Still, divining the limits of what was and was not included in this volume remains a mystery. Perhaps there is no chapter on neo-Calvinism and Lutheranism because of the recent publication of Dietrich Bonhoeffer and Neo-Calvinism in Dialogue (Pickwick, 2023), edited by George Harinck and Brant M. Himes. But Sutanto and Brock just as recently coauthored Neo-Calvinism: A Theological Introduction (Lexham, 2023), and they still dedicated the entirety of part 1 of their handbook to theological loci. Or perhaps they did not realize that Debra B. Haarsma’s chapter on Kuyper’s Stone Lecture on science in Calvinism for a Secular Age (IVP Academic, 2022) also focuses exclusively on natural science. At the least, a bibliography of secondary sources, even if only monograph-length works, could have improved this handbook by pointing readers in the direction of other books that might cover the topics beyond the limits—or limitations—of this handbook, whatever they may be.

But as for what this handbook does cover, the content has an encyclopedic quality, as perhaps it should. The extent to which chapters engage secondary scholarship varies. They generally do not begin by surveying the relevant literature on their topic, nor do they need to, since they all are meant to provide useful summaries rather than advancing their fields. But that is another reason an additional bibliography focused on secondary sources would have improved the handbook.

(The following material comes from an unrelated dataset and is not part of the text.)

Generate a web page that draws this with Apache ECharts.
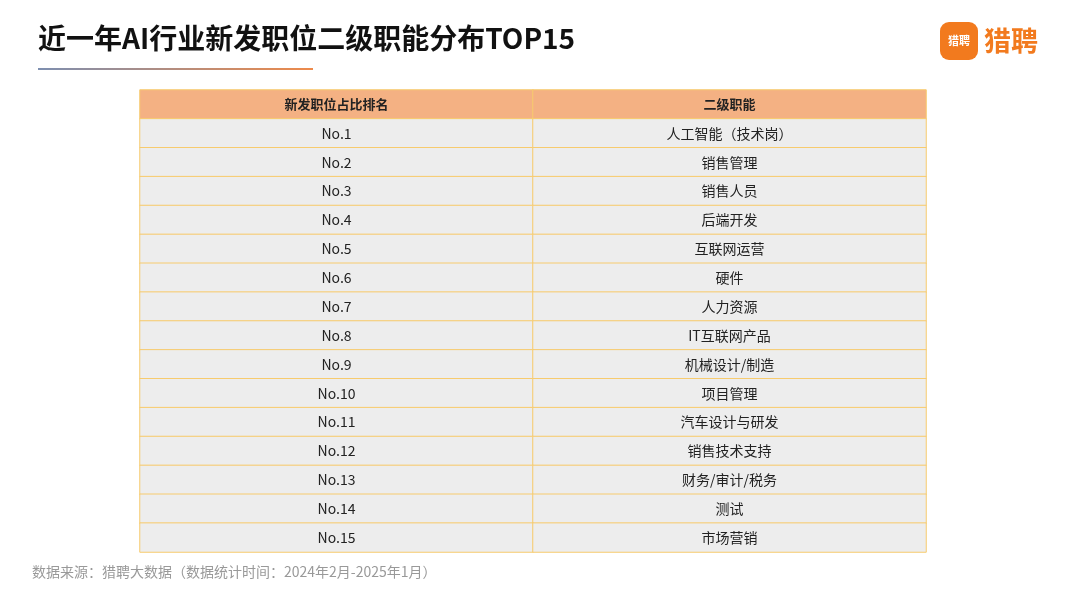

Even so, perhaps the brightest chapter was something of an original contribution: the final chapter by Timothy Keller on pastoral ministry. What a treasure to have this chapter after the author’s recent passing. A chapter by him on that topic in general would be valuable, but his engagement with neo-Calvinism provides a testimony to the practical payoff of massive academic tomes like this one. These ideas matter for real ministries—in every sphere and vocation—in our world today. And in that sense, despite my quibbles, this book fulfills its stated goal. For anyone looking for a one-stop shop for (almost) everything neo-Calvinism, I recommend it.